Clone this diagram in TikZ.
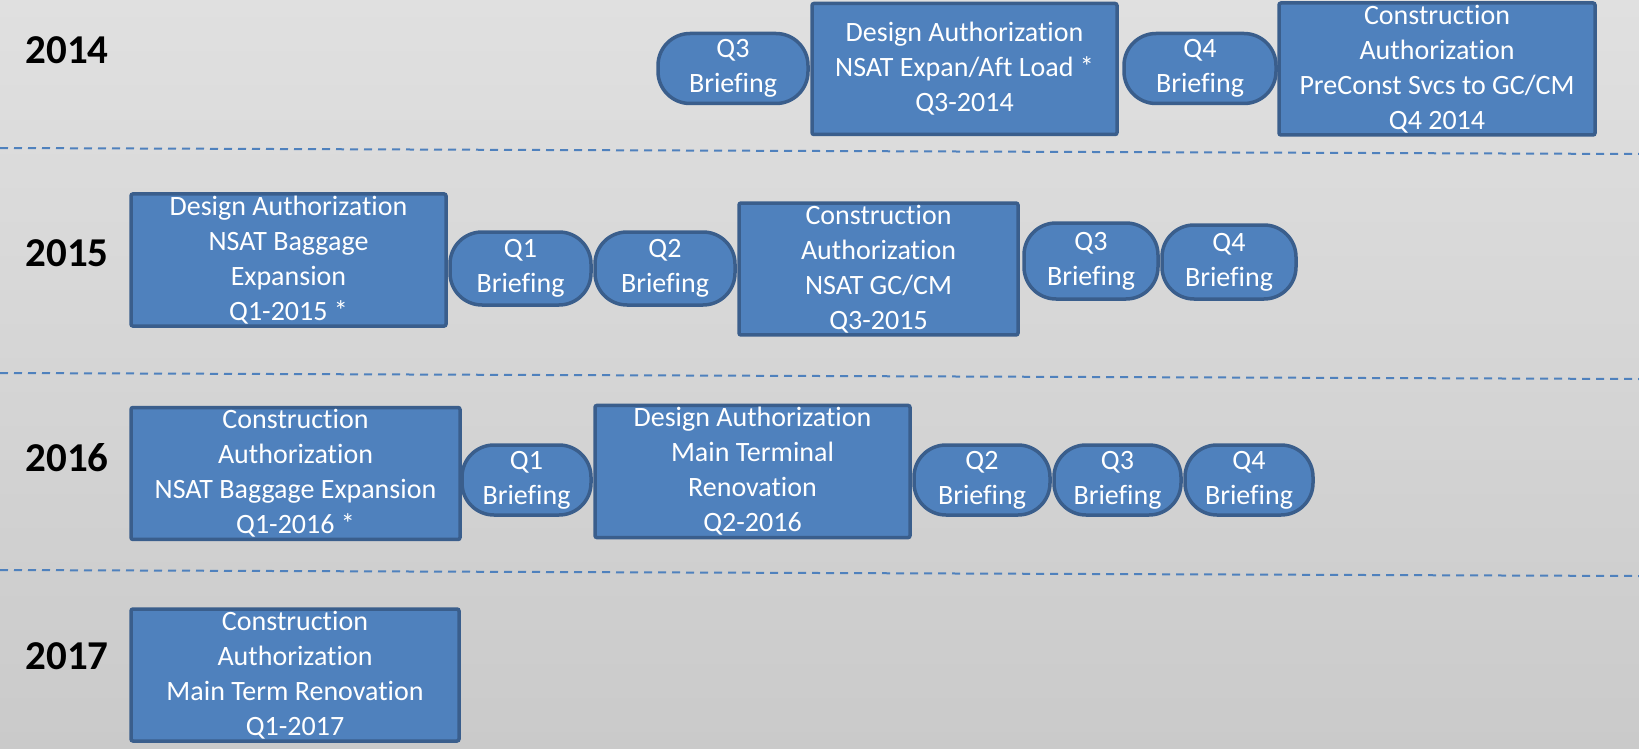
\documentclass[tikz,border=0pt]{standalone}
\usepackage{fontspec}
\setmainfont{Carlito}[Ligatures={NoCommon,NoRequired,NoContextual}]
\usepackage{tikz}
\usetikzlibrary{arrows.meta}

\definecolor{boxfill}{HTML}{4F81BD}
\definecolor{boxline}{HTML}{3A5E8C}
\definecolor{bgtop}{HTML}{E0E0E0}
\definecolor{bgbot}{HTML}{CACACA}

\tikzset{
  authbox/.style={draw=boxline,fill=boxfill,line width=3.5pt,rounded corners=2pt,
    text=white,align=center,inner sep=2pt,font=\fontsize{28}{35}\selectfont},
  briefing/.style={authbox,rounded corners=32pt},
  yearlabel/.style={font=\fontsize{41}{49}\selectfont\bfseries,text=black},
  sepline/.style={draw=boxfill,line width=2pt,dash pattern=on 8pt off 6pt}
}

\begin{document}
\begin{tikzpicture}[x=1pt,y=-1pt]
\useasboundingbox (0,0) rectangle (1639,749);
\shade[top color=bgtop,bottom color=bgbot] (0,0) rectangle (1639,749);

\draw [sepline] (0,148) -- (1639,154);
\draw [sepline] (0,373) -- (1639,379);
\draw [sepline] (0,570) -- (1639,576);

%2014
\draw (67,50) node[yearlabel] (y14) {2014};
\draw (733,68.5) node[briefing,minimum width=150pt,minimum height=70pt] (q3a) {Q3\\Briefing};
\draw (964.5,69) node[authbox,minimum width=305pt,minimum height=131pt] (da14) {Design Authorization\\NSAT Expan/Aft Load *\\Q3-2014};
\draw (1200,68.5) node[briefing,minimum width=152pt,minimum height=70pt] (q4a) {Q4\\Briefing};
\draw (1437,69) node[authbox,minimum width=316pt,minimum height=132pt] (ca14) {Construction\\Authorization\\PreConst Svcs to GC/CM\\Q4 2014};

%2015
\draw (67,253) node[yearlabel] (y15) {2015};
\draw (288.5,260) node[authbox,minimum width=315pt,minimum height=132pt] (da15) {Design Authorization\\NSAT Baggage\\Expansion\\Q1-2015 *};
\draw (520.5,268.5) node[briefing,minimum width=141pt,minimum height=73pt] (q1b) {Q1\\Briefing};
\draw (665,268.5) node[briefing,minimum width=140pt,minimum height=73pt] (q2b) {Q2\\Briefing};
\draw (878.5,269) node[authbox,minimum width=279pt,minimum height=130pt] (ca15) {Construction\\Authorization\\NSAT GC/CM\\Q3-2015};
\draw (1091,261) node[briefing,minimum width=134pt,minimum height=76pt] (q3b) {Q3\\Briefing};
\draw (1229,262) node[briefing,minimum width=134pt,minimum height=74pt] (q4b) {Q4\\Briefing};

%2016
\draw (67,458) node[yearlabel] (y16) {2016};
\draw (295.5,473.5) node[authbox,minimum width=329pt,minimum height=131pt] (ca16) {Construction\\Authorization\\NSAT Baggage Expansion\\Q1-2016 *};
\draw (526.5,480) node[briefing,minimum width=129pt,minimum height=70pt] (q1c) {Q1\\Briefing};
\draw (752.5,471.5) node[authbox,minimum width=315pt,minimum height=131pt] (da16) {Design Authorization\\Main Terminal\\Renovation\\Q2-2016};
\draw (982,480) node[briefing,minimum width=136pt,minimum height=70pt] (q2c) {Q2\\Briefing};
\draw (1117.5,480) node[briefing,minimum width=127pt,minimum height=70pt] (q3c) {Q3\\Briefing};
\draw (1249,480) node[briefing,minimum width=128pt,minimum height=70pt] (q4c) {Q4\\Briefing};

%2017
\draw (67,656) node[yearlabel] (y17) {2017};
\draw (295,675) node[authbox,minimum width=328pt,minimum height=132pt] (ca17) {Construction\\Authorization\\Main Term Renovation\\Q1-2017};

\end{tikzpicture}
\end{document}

## [WHAT NEEDS TO BE DONE]
Your task is to restate word for word the lines from the top of the data to the line containing "(0,570) -- (1639,576);", both ends included, with every picture left out.

## [TASK ANSWER]
Clone this diagram in TikZ.
\documentclass[tikz,border=0pt]{standalone}
\usepackage{fontspec}
\setmainfont{Carlito}[Ligatures={NoCommon,NoRequired,NoContextual}]
\usepackage{tikz}
\usetikzlibrary{arrows.meta}

\definecolor{boxfill}{HTML}{4F81BD}
\definecolor{boxline}{HTML}{3A5E8C}
\definecolor{bgtop}{HTML}{E0E0E0}
\definecolor{bgbot}{HTML}{CACACA}

\tikzset{
  authbox/.style={draw=boxline,fill=boxfill,line width=3.5pt,rounded corners=2pt,
    text=white,align=center,inner sep=2pt,font=\fontsize{28}{35}\selectfont},
  briefing/.style={authbox,rounded corners=32pt},
  yearlabel/.style={font=\fontsize{41}{49}\selectfont\bfseries,text=black},
  sepline/.style={draw=boxfill,line width=2pt,dash pattern=on 8pt off 6pt}
}

\begin{document}
\begin{tikzpicture}[x=1pt,y=-1pt]
\useasboundingbox (0,0) rectangle (1639,749);
\shade[top color=bgtop,bottom color=bgbot] (0,0) rectangle (1639,749);

\draw [sepline] (0,148) -- (1639,154);
\draw [sepline] (0,373) -- (1639,379);
\draw [sepline] (0,570) -- (1639,576);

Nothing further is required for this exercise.